# DO THIS
Copy out every line exactly, passing over the pictures.

┄┄┄┄┄┄

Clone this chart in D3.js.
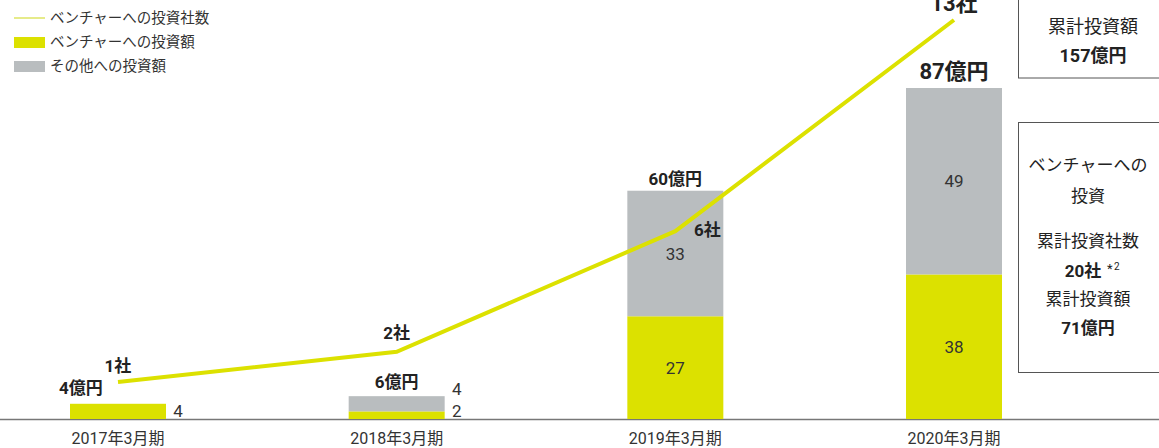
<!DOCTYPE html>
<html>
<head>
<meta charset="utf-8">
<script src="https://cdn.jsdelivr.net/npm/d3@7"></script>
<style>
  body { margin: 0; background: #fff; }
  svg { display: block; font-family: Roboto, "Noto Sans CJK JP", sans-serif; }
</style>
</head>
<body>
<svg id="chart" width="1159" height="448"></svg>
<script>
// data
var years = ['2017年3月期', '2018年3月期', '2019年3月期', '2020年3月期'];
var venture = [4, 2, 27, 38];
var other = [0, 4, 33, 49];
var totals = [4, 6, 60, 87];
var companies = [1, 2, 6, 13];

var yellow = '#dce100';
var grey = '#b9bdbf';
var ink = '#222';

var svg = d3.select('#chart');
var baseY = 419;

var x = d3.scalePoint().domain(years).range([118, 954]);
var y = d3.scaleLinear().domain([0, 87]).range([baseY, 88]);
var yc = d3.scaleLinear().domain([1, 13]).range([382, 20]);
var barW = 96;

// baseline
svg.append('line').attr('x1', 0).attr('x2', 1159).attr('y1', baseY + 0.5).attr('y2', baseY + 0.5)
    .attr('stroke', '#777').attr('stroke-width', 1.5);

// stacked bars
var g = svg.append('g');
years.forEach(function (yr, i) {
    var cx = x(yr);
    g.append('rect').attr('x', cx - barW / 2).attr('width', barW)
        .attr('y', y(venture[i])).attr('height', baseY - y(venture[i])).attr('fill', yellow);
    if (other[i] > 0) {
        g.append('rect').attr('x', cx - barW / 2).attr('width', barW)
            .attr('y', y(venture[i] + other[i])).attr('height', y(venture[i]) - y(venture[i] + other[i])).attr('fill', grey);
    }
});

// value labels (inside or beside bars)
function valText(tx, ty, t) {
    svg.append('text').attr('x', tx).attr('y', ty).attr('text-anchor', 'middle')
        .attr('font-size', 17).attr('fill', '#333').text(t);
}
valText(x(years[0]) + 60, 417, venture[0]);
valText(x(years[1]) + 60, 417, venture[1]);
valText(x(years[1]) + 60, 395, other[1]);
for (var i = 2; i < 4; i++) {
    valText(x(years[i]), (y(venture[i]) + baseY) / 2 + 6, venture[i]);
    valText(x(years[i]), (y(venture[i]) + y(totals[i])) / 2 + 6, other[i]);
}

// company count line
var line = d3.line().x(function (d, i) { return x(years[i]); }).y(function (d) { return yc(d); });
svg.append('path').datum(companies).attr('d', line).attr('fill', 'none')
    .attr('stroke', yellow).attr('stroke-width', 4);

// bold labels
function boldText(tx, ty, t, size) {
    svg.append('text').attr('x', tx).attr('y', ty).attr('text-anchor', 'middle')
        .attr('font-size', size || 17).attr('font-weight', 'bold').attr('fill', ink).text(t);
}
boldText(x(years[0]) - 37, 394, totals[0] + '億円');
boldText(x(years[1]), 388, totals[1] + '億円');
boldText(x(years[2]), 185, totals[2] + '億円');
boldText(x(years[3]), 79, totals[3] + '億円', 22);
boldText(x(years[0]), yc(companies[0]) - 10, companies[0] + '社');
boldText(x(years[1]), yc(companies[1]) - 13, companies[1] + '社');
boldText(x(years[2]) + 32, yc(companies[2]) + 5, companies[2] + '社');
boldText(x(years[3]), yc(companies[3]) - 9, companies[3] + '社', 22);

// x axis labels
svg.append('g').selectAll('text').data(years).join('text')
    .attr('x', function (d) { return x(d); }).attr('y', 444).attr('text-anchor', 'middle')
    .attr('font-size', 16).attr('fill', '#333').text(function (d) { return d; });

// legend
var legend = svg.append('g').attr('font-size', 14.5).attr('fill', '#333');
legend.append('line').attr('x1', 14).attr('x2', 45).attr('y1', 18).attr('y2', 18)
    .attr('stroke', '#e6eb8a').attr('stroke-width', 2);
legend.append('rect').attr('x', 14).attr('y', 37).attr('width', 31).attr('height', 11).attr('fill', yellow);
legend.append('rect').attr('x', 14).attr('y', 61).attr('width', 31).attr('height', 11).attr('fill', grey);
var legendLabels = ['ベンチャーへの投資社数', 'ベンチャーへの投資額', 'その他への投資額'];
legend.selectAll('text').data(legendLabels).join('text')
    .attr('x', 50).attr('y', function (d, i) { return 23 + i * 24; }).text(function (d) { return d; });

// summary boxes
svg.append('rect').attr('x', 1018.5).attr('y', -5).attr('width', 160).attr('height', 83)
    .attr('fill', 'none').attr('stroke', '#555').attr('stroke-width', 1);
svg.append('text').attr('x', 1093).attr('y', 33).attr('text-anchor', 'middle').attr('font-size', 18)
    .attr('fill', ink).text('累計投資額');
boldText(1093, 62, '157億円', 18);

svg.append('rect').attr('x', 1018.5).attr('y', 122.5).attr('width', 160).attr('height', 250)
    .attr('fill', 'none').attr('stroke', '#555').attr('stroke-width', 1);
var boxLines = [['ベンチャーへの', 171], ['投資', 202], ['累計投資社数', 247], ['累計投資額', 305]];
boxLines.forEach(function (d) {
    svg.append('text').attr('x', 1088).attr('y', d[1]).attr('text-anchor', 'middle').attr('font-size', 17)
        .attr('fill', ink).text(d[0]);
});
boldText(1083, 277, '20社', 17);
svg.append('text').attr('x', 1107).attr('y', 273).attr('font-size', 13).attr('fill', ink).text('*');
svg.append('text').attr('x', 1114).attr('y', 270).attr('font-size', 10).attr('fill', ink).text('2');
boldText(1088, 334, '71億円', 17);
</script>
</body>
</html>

┄┄┄┄┄┄

# WRITTEN ANSWER
Clone this chart in D3.js.
<!DOCTYPE html>
<html>
<head>
<meta charset="utf-8">
<script src="https://cdn.jsdelivr.net/npm/d3@7"></script>
<style>
  body { margin: 0; background: #fff; }
  svg { display: block; font-family: Roboto, "Noto Sans CJK JP", sans-serif; }
</style>
</head>
<body>
<svg id="chart" width="1159" height="448"></svg>
<script>
// data
var years = ['2017年3月期', '2018年3月期', '2019年3月期', '2020年3月期'];
var venture = [4, 2, 27, 38];
var other = [0, 4, 33, 49];
var totals = [4, 6, 60, 87];
var companies = [1, 2, 6, 13];

var yellow = '#dce100';
var grey = '#b9bdbf';
var ink = '#222';

var svg = d3.select('#chart');
var baseY = 419;

var x = d3.scalePoint().domain(years).range([118, 954]);
var y = d3.scaleLinear().domain([0, 87]).range([baseY, 88]);
var yc = d3.scaleLinear().domain([1, 13]).range([382, 20]);
var barW = 96;

// baseline
svg.append('line').attr('x1', 0).attr('x2', 1159).attr('y1', baseY + 0.5).attr('y2', baseY + 0.5)
    .attr('stroke', '#777').attr('stroke-width', 1.5);

// stacked bars
var g = svg.append('g');
years.forEach(function (yr, i) {
    var cx = x(yr);
    g.append('rect').attr('x', cx - barW / 2).attr('width', barW)
        .attr('y', y(venture[i])).attr('height', baseY - y(venture[i])).attr('fill', yellow);
    if (other[i] > 0) {
        g.append('rect').attr('x', cx - barW / 2).attr('width', barW)
            .attr('y', y(venture[i] + other[i])).attr('height', y(venture[i]) - y(venture[i] + other[i])).attr('fill', grey);
    }
});

// value labels (inside or beside bars)
function valText(tx, ty, t) {
    svg.append('text').attr('x', tx).attr('y', ty).attr('text-anchor', 'middle')
        .attr('font-size', 17).attr('fill', '#333').text(t);
}
valText(x(years[0]) + 60, 417, venture[0]);
valText(x(years[1]) + 60, 417, venture[1]);
valText(x(years[1]) + 60, 395, other[1]);
for (var i = 2; i < 4; i++) {
    valText(x(years[i]), (y(venture[i]) + baseY) / 2 + 6, venture[i]);
    valText(x(years[i]), (y(venture[i]) + y(totals[i])) / 2 + 6, other[i]);
}

// company count line
var line = d3.line().x(function (d, i) { return x(years[i]); }).y(function (d) { return yc(d); });
svg.append('path').datum(companies).attr('d', line).attr('fill', 'none')
    .attr('stroke', yellow).attr('stroke-width', 4);

// bold labels
function boldText(tx, ty, t, size) {
    svg.append('text').attr('x', tx).attr('y', ty).attr('text-anchor', 'middle')
        .attr('font-size', size || 17).attr('font-weight', 'bold').attr('fill', ink).text(t);
}
boldText(x(years[0]) - 37, 394, totals[0] + '億円');
boldText(x(years[1]), 388, totals[1] + '億円');
boldText(x(years[2]), 185, totals[2] + '億円');
boldText(x(years[3]), 79, totals[3] + '億円', 22);
boldText(x(years[0]), yc(companies[0]) - 10, companies[0] + '社');
boldText(x(years[1]), yc(companies[1]) - 13, companies[1] + '社');
boldText(x(years[2]) + 32, yc(companies[2]) + 5, companies[2] + '社');
boldText(x(years[3]), yc(companies[3]) - 9, companies[3] + '社', 22);

// x axis labels
svg.append('g').selectAll('text').data(years).join('text')
    .attr('x', function (d) { return x(d); }).attr('y', 444).attr('text-anchor', 'middle')
    .attr('font-size', 16).attr('fill', '#333').text(function (d) { return d; });

// legend
var legend = svg.append('g').attr('font-size', 14.5).attr('fill', '#333');
legend.append('line').attr('x1', 14).attr('x2', 45).attr('y1', 18).attr('y2', 18)
    .attr('stroke', '#e6eb8a').attr('stroke-width', 2);
legend.append('rect').attr('x', 14).attr('y', 37).attr('width', 31).attr('height', 11).attr('fill', yellow);
legend.append('rect').attr('x', 14).attr('y', 61).attr('width', 31).attr('height', 11).attr('fill', grey);
var legendLabels = ['ベンチャーへの投資社数', 'ベンチャーへの投資額', 'その他への投資額'];
legend.selectAll('text').data(legendLabels).join('text')
    .attr('x', 50).attr('y', function (d, i) { return 23 + i * 24; }).text(function (d) { return d; });

// summary boxes
svg.append('rect').attr('x', 1018.5).attr('y', -5).attr('width', 160).attr('height', 83)
    .attr('fill', 'none').attr('stroke', '#555').attr('stroke-width', 1);
svg.append('text').attr('x', 1093).attr('y', 33).attr('text-anchor', 'middle').attr('font-size', 18)
    .attr('fill', ink).text('累計投資額');
boldText(1093, 62, '157億円', 18);

svg.append('rect').attr('x', 1018.5).attr('y', 122.5).attr('width', 160).attr('height', 250)
    .attr('fill', 'none').attr('stroke', '#555').attr('stroke-width', 1);
var boxLines = [['ベンチャーへの', 171], ['投資', 202], ['累計投資社数', 247], ['累計投資額', 305]];
boxLines.forEach(function (d) {
    svg.append('text').attr('x', 1088).attr('y', d[1]).attr('text-anchor', 'middle').attr('font-size', 17)
        .attr('fill', ink).text(d[0]);
});
boldText(1083, 277, '20社', 17);
svg.append('text').attr('x', 1107).attr('y', 273).attr('font-size', 13).attr('fill', ink).text('*');
svg.append('text').attr('x', 1114).attr('y', 270).attr('font-size', 10).attr('fill', ink).text('2');
boldText(1088, 334, '71億円', 17);
</script>
</body>
</html>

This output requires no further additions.